## Exercise
Pull out each line of the records holding the string "React".

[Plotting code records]
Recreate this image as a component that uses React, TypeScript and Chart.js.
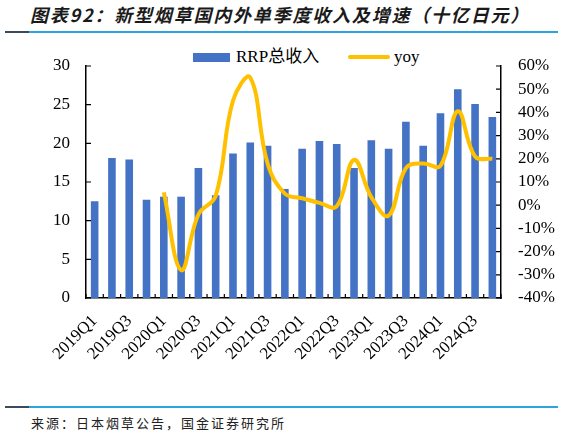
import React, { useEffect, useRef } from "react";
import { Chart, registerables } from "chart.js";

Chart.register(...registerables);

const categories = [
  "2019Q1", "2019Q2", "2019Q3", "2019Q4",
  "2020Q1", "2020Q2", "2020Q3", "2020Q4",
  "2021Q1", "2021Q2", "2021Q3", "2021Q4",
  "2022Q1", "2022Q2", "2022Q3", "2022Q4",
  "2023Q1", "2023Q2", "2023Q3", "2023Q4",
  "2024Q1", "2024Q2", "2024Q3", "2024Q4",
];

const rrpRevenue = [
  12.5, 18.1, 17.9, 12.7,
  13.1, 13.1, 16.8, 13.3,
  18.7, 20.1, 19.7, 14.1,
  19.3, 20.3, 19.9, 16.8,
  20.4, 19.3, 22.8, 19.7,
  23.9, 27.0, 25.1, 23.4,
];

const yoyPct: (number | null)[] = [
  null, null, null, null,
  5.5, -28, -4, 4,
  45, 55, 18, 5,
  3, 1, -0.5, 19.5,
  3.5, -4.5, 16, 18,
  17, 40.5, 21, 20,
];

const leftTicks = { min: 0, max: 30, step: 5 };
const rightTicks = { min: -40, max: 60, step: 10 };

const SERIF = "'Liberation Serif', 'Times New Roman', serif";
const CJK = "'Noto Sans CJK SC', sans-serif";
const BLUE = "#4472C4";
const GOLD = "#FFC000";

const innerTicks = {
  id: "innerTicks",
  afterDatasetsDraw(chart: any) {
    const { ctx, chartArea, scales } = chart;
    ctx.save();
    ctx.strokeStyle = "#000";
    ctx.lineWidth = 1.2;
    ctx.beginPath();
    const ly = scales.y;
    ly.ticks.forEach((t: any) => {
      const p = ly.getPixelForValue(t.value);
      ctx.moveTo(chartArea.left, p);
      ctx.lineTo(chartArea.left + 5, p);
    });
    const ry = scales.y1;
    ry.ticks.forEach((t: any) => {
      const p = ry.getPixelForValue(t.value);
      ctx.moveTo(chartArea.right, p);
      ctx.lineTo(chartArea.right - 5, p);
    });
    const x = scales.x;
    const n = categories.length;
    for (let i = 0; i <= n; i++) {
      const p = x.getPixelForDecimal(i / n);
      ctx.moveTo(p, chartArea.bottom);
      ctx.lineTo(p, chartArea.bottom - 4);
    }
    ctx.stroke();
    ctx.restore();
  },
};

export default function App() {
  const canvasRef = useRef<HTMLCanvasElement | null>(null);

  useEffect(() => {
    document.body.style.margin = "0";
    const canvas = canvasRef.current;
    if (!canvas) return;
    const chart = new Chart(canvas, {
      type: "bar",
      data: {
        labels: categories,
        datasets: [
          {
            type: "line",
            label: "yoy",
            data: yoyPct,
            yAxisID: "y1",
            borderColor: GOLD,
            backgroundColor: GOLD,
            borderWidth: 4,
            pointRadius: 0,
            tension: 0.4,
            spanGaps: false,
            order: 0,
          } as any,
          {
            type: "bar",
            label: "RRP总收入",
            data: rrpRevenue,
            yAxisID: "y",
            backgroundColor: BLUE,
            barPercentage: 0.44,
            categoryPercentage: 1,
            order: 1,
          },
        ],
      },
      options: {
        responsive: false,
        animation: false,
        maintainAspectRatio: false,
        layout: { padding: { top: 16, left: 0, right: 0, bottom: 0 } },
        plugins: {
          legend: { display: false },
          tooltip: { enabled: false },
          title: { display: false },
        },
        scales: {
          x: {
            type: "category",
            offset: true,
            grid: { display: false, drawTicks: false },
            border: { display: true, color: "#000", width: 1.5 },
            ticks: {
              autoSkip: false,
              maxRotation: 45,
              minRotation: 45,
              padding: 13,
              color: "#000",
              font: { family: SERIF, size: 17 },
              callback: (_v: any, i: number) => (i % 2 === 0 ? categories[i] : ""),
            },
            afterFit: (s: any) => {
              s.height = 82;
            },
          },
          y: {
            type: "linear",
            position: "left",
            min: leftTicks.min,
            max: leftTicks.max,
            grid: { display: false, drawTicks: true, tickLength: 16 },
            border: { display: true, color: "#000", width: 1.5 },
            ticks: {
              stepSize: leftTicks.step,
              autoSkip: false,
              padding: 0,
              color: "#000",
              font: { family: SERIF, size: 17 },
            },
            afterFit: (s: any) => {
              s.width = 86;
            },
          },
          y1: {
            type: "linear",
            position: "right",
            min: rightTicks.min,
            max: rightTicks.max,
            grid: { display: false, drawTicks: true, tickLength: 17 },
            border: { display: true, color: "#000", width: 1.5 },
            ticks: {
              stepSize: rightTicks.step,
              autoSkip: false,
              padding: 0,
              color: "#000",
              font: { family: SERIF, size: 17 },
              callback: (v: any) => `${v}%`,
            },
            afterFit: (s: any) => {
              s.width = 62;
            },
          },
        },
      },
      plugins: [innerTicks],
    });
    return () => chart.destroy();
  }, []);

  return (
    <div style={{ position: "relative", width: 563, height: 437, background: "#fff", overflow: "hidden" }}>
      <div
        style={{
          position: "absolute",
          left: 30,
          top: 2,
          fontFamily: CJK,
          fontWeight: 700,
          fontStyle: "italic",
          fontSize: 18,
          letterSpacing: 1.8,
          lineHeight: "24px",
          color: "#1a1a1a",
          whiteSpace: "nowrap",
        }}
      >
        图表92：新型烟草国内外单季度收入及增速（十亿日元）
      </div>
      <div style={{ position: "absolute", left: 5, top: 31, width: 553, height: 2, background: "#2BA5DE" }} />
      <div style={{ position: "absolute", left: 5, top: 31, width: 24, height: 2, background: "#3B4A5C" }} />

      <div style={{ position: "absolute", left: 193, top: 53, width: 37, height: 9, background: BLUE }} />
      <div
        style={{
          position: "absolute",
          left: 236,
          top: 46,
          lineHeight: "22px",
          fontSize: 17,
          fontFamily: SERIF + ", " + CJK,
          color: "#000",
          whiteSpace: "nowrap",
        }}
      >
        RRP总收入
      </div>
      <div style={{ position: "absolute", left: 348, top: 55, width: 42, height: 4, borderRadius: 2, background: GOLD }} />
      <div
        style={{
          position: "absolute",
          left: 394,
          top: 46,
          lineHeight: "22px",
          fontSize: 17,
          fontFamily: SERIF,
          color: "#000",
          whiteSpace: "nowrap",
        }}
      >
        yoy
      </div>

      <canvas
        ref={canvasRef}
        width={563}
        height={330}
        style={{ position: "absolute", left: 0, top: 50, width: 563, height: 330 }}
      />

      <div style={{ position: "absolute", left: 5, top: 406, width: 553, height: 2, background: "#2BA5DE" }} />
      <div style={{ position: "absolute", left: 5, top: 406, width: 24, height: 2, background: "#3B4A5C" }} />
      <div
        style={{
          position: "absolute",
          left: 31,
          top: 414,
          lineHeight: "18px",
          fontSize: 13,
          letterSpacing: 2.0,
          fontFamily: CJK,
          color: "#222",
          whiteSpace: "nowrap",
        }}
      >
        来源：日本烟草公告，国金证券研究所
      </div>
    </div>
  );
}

---

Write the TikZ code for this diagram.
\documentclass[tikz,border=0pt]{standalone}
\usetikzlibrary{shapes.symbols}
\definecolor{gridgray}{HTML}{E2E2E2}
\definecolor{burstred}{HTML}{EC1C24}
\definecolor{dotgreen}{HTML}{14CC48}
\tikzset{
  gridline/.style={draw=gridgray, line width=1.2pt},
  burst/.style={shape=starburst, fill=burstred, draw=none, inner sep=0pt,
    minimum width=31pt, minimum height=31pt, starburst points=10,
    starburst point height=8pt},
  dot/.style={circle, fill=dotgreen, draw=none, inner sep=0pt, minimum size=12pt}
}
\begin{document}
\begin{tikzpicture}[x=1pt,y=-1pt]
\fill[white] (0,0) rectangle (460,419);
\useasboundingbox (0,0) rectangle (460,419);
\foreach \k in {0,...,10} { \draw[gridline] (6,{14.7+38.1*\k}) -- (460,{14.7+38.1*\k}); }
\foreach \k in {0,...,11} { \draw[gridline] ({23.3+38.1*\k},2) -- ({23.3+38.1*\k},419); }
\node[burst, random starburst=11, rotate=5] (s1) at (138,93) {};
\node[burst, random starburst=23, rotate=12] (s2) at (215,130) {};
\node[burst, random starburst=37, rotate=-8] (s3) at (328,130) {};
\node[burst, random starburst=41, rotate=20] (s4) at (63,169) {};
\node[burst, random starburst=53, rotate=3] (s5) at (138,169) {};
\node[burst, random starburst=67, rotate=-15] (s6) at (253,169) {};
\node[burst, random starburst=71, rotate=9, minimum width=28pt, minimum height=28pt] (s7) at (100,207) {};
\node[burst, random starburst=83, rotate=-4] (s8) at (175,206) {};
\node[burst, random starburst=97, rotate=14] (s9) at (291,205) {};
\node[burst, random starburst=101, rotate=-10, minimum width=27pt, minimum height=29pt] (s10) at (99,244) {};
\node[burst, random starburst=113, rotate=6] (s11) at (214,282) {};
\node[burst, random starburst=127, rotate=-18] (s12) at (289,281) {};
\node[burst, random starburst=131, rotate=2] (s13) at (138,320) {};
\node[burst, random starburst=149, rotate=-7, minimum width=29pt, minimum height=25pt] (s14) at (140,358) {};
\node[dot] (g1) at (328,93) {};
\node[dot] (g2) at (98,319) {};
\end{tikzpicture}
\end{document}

...

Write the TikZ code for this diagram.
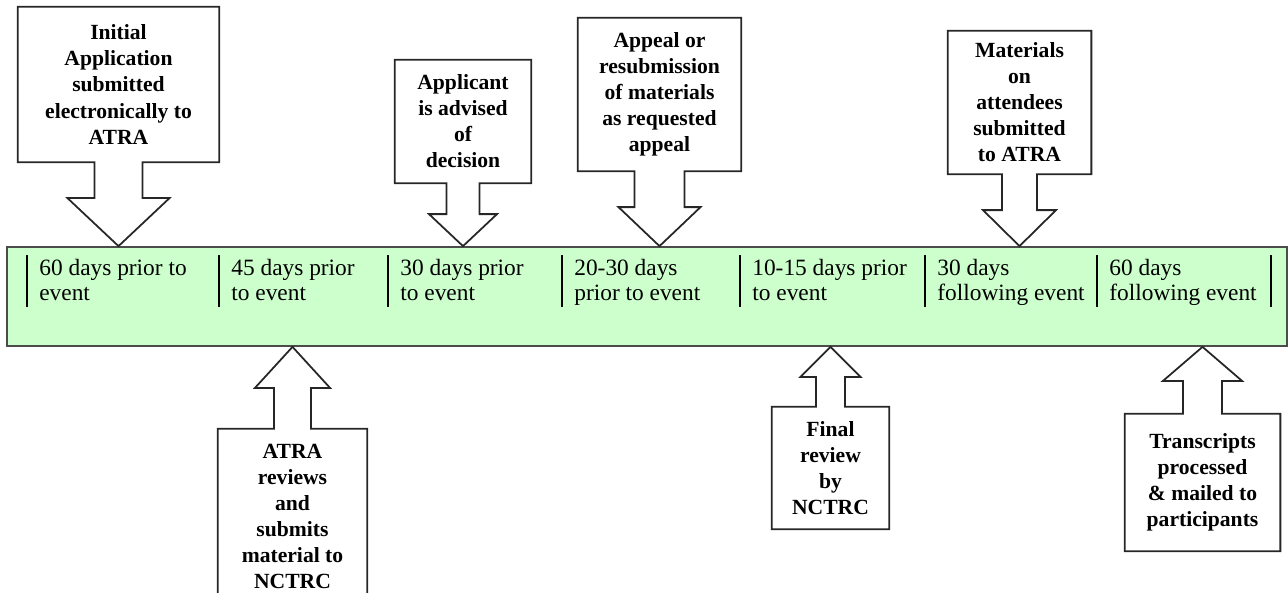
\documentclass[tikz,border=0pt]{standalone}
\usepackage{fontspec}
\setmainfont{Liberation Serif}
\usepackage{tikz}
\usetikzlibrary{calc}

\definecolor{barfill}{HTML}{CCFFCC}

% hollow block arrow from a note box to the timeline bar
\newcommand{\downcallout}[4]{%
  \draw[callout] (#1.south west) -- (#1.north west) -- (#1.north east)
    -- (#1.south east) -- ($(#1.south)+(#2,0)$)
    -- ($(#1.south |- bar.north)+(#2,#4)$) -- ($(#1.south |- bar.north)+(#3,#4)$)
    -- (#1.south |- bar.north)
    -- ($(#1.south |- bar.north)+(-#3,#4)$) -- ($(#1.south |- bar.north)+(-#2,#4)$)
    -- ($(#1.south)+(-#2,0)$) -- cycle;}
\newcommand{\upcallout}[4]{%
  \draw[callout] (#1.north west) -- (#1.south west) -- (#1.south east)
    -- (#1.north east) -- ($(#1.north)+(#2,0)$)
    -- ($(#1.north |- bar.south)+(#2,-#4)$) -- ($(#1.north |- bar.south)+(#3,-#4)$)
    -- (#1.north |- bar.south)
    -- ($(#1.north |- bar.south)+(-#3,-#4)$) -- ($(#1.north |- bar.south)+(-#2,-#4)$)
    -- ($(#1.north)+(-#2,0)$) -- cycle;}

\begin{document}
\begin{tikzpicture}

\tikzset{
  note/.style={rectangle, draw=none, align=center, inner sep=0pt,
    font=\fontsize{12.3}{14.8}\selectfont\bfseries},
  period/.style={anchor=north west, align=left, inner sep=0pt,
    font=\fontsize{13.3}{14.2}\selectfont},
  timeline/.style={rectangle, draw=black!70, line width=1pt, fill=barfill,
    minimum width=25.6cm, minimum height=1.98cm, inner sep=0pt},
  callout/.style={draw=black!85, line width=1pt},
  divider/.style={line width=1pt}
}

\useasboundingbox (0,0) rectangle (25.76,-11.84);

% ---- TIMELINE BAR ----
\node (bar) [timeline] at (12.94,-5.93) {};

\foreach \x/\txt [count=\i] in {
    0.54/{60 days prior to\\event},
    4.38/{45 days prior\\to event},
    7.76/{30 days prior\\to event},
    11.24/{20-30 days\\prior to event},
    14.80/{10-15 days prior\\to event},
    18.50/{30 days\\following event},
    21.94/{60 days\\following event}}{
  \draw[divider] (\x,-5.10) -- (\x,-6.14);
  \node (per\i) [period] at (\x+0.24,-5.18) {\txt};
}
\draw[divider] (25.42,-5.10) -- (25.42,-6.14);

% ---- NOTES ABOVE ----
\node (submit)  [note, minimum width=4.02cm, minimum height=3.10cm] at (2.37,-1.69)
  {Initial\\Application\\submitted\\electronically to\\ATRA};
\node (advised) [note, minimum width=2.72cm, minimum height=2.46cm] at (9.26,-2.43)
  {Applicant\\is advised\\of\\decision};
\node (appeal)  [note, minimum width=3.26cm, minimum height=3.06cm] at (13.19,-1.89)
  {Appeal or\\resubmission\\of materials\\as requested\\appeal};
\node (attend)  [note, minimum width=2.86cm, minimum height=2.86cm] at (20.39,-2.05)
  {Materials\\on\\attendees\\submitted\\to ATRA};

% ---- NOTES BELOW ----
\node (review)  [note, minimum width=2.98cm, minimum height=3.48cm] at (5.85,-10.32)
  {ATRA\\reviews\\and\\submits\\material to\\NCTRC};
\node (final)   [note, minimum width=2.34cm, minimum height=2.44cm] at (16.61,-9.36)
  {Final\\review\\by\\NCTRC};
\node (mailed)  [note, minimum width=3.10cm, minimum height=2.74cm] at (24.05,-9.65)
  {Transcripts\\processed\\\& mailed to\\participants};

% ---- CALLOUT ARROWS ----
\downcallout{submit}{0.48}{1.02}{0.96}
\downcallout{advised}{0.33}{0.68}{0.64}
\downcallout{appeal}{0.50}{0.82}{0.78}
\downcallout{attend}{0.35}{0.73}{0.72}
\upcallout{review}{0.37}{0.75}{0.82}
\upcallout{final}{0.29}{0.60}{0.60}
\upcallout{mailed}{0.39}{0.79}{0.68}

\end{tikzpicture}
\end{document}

## Correct response
Recreate this image as a component that uses React, TypeScript and Chart.js.
import React, { useEffect, useRef } from "react";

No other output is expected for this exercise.